The Utah Department of Commerce recently revealed that the state will be introducing a regulatory sandbox (RS) for financial technology players, reports the Deseret News. This comes after the passage of a new law that allows fintech firms to request an exclusion from existing regulatory laws.
The new law, named House Bill 378 (HB378), sets up the United States’ second RS. According to the Libertas Institute, this bill intends to give start-ups leeway when developing, operating or introducing new fintech products or services.
In a news release, the Department said that this new law provides would-be members with the opportunity to test their offerings without being subjected to the Utah laws currently being implemented.
This RS will be governed by a committee that will be assembled within the Governor’s Office of Economic Development (GOED). This committee will be given the authority to grant temporary permits that allow firms to operate in the RS. The permits would be valid for up to two years.
Meanwhile, applications will be supervised by the state Department of Commerce, said Deseret News. The agency is also given “administrative oversight” for this initiative.

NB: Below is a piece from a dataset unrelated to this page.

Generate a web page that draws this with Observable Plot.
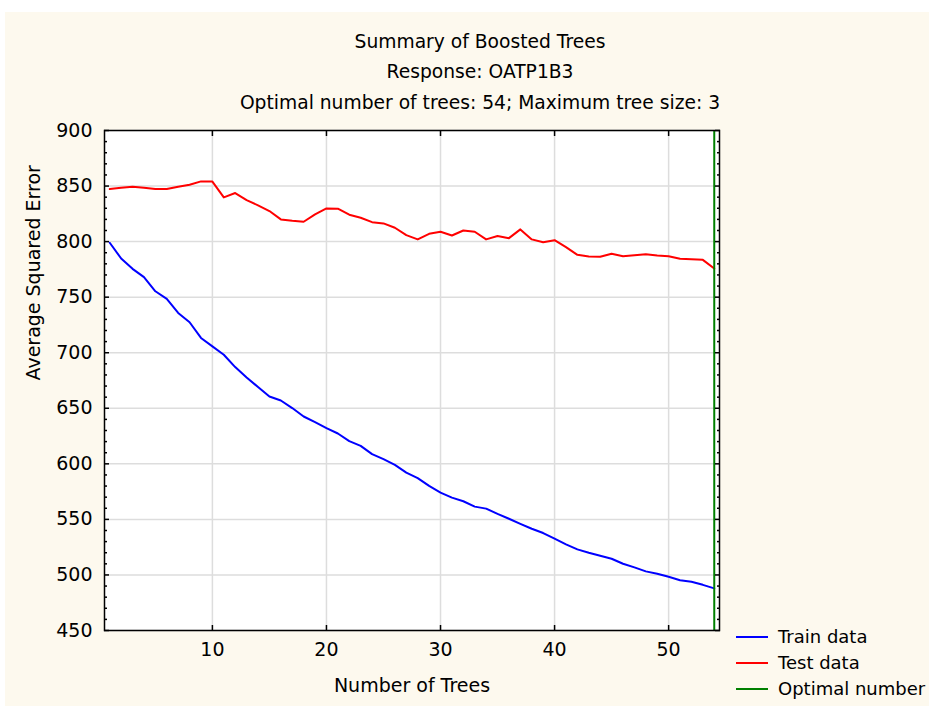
<!DOCTYPE html>
<html>
<head>
<meta charset="utf-8">
<script src="https://cdn.jsdelivr.net/npm/d3@7"></script>
<script src="https://cdn.jsdelivr.net/npm/@observablehq/plot@0.6"></script>
<style>
  html, body { margin: 0; padding: 0; background: #ffffff; overflow: hidden; width: 929px; height: 706px; }
  #bg { position: absolute; left: 5px; top: 12px; width: 924px; height: 694px; background: #fdf9ee; }
  #chart { position: absolute; left: 0; top: 0; }
  .t { position: absolute; font-family: "DejaVu Sans", sans-serif; font-size: 18.7px; line-height: 22px; color: #000; white-space: nowrap; }
  .title { left: 480px; transform: translateX(-50%); }
  .leg { left: 736px; font-size: 18px; }
  .leg .sw { display: inline-block; width: 32px; height: 2px; vertical-align: middle; margin-right: 10px; position: relative; top: -1px; }
</style>
</head>
<body>
<div id="bg"></div>
<div id="chart"></div>
<div class="t title" style="top:31px">Summary of Boosted Trees</div>
<div class="t title" style="top:61px">Response: OATP1B3</div>
<div class="t title" style="top:92px">Optimal number of trees: 54; Maximum tree size: 3</div>
<div class="t leg" style="top:626px"><span class="sw" style="background:#0000ff"></span>Train data</div>
<div class="t leg" style="top:652px"><span class="sw" style="background:#ff0000"></span>Test data</div>
<div class="t leg" style="top:678px"><span class="sw" style="background:#008000"></span>Optimal number</div>
<script>
// ---- data ----
const trees = [1,2,3,4,5,6,7,8,9,10,11,12,13,14,15,16,17,18,19,20,21,22,23,24,25,26,27,28,29,30,31,32,33,34,35,36,37,38,39,40,41,42,43,44,45,46,47,48,49,50,51,52,53,54];
const trainError = [799.0,784.8,775.5,768.0,755.3,748.5,735.8,727.4,713.3,705.7,698.2,687.1,677.8,669.1,660.6,657.0,650.2,642.6,637.5,632.1,627.3,620.4,616.2,608.7,604.2,599.1,592.1,587.1,580.1,574.1,569.6,566.3,561.5,559.7,555.0,550.6,546.0,541.6,537.7,532.6,527.5,523.0,520.0,517.3,514.6,510.1,506.8,503.2,501.1,498.3,495.3,493.8,491.1,487.9];
const testError = [847.3,848.5,849.4,848.5,847.3,847.3,849.4,851.2,854.2,854.0,839.8,843.7,837.4,832.6,827.5,820.0,818.8,817.9,824.5,829.9,829.6,824.2,821.5,817.5,816.4,812.5,805.8,802.0,807.0,808.9,805.5,810.0,808.9,802.0,805.0,803.1,811.0,802.0,799.5,801.3,795.0,788.1,786.6,786.3,789.0,786.9,787.8,788.7,787.5,786.9,784.5,784.2,783.6,775.8];
const optimalTrees = [54];
const xTicks = [10, 20, 30, 40, 50];
const yTicks = [450, 500, 550, 600, 650, 700, 750, 800, 850, 900];
const yMinorTicks = [460,470,480,490,510,520,530,540,560,570,580,590,610,620,630,640,660,670,680,690,710,720,730,740,760,770,780,790,810,820,830,840,860,870,880,890];
const xLabel = "Number of Trees";
const yLabel = "Average Squared Error";

const trainRows = trees.map((t, i) => ({trees: t, err: trainError[i]}));
const testRows = trees.map((t, i) => ({trees: t, err: testError[i]}));

const chart = Plot.plot({
  width: 929,
  height: 706,
  marginTop: 130,
  marginBottom: 76,
  marginLeft: 104,
  marginRight: 210,
  style: {background: "transparent", fontFamily: "DejaVu Sans, sans-serif", fontSize: "19px", color: "#000", overflow: "visible"},
  x: {domain: [0.54, 54.46]},
  y: {domain: [450, 900]},
  marks: [
    Plot.frame({fill: "white", stroke: null}),
    Plot.gridX(xTicks, {stroke: "#dddddd", strokeOpacity: 1, strokeWidth: 1.5}),
    Plot.gridY(yTicks, {stroke: "#dddddd", strokeOpacity: 1, strokeWidth: 1.5}),
    Plot.line(trainRows, {x: "trees", y: "err", stroke: "#0000ff", strokeWidth: 2}),
    Plot.line(testRows, {x: "trees", y: "err", stroke: "#ff0000", strokeWidth: 2}),
    Plot.ruleX(optimalTrees, {stroke: "#008000", strokeWidth: 2}),
    Plot.frame({stroke: "#000", strokeWidth: 1.5}),
    Plot.axisY(yMinorTicks, {anchor: "left", tickSize: -3, text: null, label: null, strokeWidth: 1.5}),
    Plot.axisY(yMinorTicks, {anchor: "right", tickSize: -3, text: null, label: null, strokeWidth: 1.5}),
    Plot.axisY(yTicks, {anchor: "left", tickSize: -5, text: null, label: null, strokeWidth: 1.5}),
    Plot.axisY(yTicks, {anchor: "right", tickSize: -5, text: null, label: null, strokeWidth: 1.5}),
    Plot.axisY(yTicks, {anchor: "left", tickSize: 0, tickPadding: 12, label: null, fontSize: 19}),
    Plot.axisX(xTicks, {anchor: "bottom", tickSize: -5, text: null, label: null, strokeWidth: 1.5}),
    Plot.axisX(xTicks, {anchor: "top", tickSize: -5, text: null, label: null, strokeWidth: 1.5}),
    Plot.axisX(xTicks, {anchor: "bottom", tickSize: 0, tickPadding: 12, label: null, fontSize: 19}),
    Plot.text([xLabel], {frameAnchor: "bottom", dy: 61, text: d => d, fontSize: 19}),
    Plot.text([yLabel], {frameAnchor: "left", dx: -71, rotate: -90, text: d => d, fontSize: 19})
  ]
});
document.getElementById("chart").appendChild(chart);
</script>
</body>
</html>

The Libertas Institute said that one segment expected to benefit from this development is the peer-to-peer sector. These companies along with other fintech players, often encounter obstacles due to regulatory laws that “poorly apply to their models.”
State representative Marc Roberts remarked that the sandbox will make it easier for companies to offer innovative ideas to the market. According to Roberts, this eliminates “traditional regulatory hoops and licensing requirements” which he described as “burdensome and costly.”
The first RS in the nation was launched by Arizona in July 2018. This resulted in the sate getting more fintech investments.
Other countries implementing such programs include Singapore, Australia, the United Kingdom, and the United Arab Emirates.